Equation (2) is a first-order linear differential equation in $$v(x)$$. For such equations we use the integrating-factor method. A linear equation has the standard form $$\dfrac{dv}{dx}+P(x)\,v = Q(x)$$. Here $$P(x)=\dfrac1x$$ and $$Q(x)=-1.$$ The integrating factor $$\mu(x)$$ is defined by the formula

$$\mu(x)=e^{\displaystyle\int P(x)\,dx}.$$

We therefore compute the integrating factor:

$$\mu(x)=e^{\displaystyle\int \frac1x\,dx}=e^{\ln x}=x.$$

Multiplying every term of equation (2) by this integrating factor $$x$$ we get

$$x\,\dfrac{dv}{dx}+v = -x.$$

The left-hand side is now the perfect derivative of the product $$xv$$, because

$$\dfrac{d}{dx}(xv)=x\,\dfrac{dv}{dx}+v.$$

Therefore we can rewrite the equation as

$$\dfrac{d}{dx}(xv)= -x.$$

To find $$v(x)$$ we integrate both sides with respect to $$x$$:

$$\int \dfrac{d}{dx}(xv)\,dx = \int -x\,dx,$$

so

$$xv= -\dfrac{x^{2}}2 + C,$$

where $$C$$ is the constant of integration.
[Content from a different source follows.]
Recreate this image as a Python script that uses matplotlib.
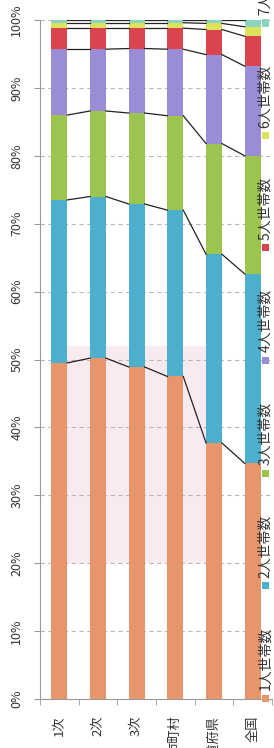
import matplotlib
matplotlib.use("Agg")
import matplotlib.pyplot as plt
from matplotlib.patches import Rectangle
import numpy as np

plt.rcParams['font.family'] = ['Noto Sans CJK JP', 'DejaVu Sans']

# categories (bottom axis of the rotated chart)
categories = ['1次', '2次', '3次', '市町村', '都道府県', '全国']
series_names = ['1人世帯数', '2人世帯数', '3人世帯数', '4人世帯数',
                '5人世帯数', '6人世帯数', '7人以上世帯数']

# share of households (%) per category, one list per household size
one_person = [49.5, 50.2, 48.9, 47.5, 37.7, 34.7]
two_person = [24.0, 23.8, 24.0, 24.5, 27.8, 27.9]
three_person = [12.5, 12.6, 13.4, 13.9, 16.3, 17.4]
four_person = [9.7, 9.1, 9.5, 9.8, 13.1, 13.2]
five_person = [3.1, 3.1, 3.0, 3.1, 3.7, 4.4]
six_person = [0.8, 0.8, 0.8, 0.8, 0.9, 1.4]
seven_plus = [0.4, 0.4, 0.4, 0.4, 0.5, 1.0]

colors = ['#E6966A', '#4CB0CC', '#9CC44E', '#9A8DD6',
          '#D9444F', '#DCE25A', '#8CD4C0']

values = np.array([one_person, two_person, three_person, four_person,
                   five_person, six_person, seven_plus])
values = values / values.sum(axis=0) * 100

fig = plt.figure(figsize=(2.74, 7.48), dpi=100)
ax = fig.add_axes([40 / 274, 49 / 748, 232 / 274, 679 / 748])

x = np.arange(len(categories))
width = 0.41

# faint pink highlight behind the chart (scan artefact)
ax.add_patch(Rectangle((0.2, 20), 3.6, 32, facecolor='#F9EAF0',
                       edgecolor='none', zorder=0))

bottom = np.zeros(len(categories))
for vals, col in zip(values, colors):
    ax.bar(x, vals, width, bottom=bottom, color=col, edgecolor='none', zorder=3)
    bottom = bottom + vals
    # series lines between bars
    for i in range(len(categories) - 1):
        ax.plot([x[i] + width / 2, x[i + 1] - width / 2],
                [bottom[i], bottom[i + 1]], color='#222222', lw=0.9, zorder=4)

ax.set_xlim(-0.5, len(categories) - 0.5)
ax.set_ylim(0, 100)

ax.set_yticks(range(0, 101, 10))
ax.set_yticklabels([f'{v}%' for v in range(0, 101, 10)], rotation=90,
                   va='center', fontsize=9, color='#333333')
ax.yaxis.grid(True, linestyle=(0, (4, 3)), color='#B8B8B8', lw=0.8)
ax.set_axisbelow(True)

ax.set_xticks(x)
ax.set_xticklabels(categories, rotation=90, fontsize=9.5, color='#333333')
ax.set_xticks(np.arange(-0.5, len(categories), 1), minor=True)
ax.tick_params(axis='x', which='major', length=0, pad=12)
ax.tick_params(axis='x', which='minor', length=4, color='#999999')
ax.tick_params(axis='y', length=4, color='#999999', pad=8)

for side in ['top', 'right']:
    ax.spines[side].set_visible(False)
for side in ['left', 'bottom']:
    ax.spines[side].set_color('#999999')
    ax.spines[side].set_linewidth(0.8)

# legend along the right edge, reading bottom to top
leg_x = 265 / 274
for k, (name, col) in enumerate(zip(series_names, colors)):
    y = (50 + k * 112.5) / 748
    fig.patches.append(Rectangle((leg_x - 3.5 / 274, y - 3.5 / 748), 7 / 274, 7 / 748,
                                 facecolor=col, edgecolor='none',
                                 transform=fig.transFigure, figure=fig))
    fig.text(leg_x, y + 8 / 748, name, rotation=90, ha='center', va='bottom',
             fontsize=10, color='#333333')

fig.savefig('out.png', dpi=100)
Solving for $$v$$ gives

$$v= -\dfrac{x}{2}+\dfrac{C}{x}.$$

Recalling that $$v=\dfrac1y$$, we obtain

$$\dfrac1y= -\dfrac{x}{2}+\dfrac{C}{x}.$$

We bring the right-hand side over a common denominator $$x$$:

$$\dfrac1y=\dfrac{-x^{2}/2+C}{x}.$$

Taking the reciprocal to solve for $$y$$, we get

$$y=\dfrac{x}{-x^{2}/2+C}.$$

To make the formula look cleaner, multiply numerator and denominator by $$2$$; let us also rename the constant $$2C$$ by a single letter $$K$$, i.e. set $$K=2C$$. Then

$$y=\dfrac{2x}{K-x^{2}}.$$

We now use the given point $$(1,-1)$$ to determine the value of the constant $$K$$. Substituting $$x=1$$ and $$y=-1$$ into the above expression yields

$$-1=\dfrac{2\cdot 1}{K-1},$$

so

$$K-1 = -2,$$

and hence

$$K=-1.$$

Substituting $$K=-1$$ back into the expression for $$y$$ we obtain the explicit form of the required function:

$$y=f(x)=\dfrac{2x}{-1-x^{2}} = -\dfrac{2x}{1+x^{2}}.$$

With the function determined, we can now evaluate it at $$x=-\dfrac12$$. First compute the numerator:

$$-2x = -2\!\left(-\dfrac12\right)=1.$$

Next compute the denominator:

$$1+x^{2}=1+\left(-\dfrac12\right)^{2}=1+\dfrac14=\dfrac54.$$

Putting numerator and denominator together, we find

$$f\!\left(-\dfrac12\right)=\dfrac{1}{\dfrac54}=1\cdot \dfrac45=\dfrac45.$$

Thus the required value is $$\dfrac45$$, which corresponds to the second option listed.

Hence, the correct answer is Option B.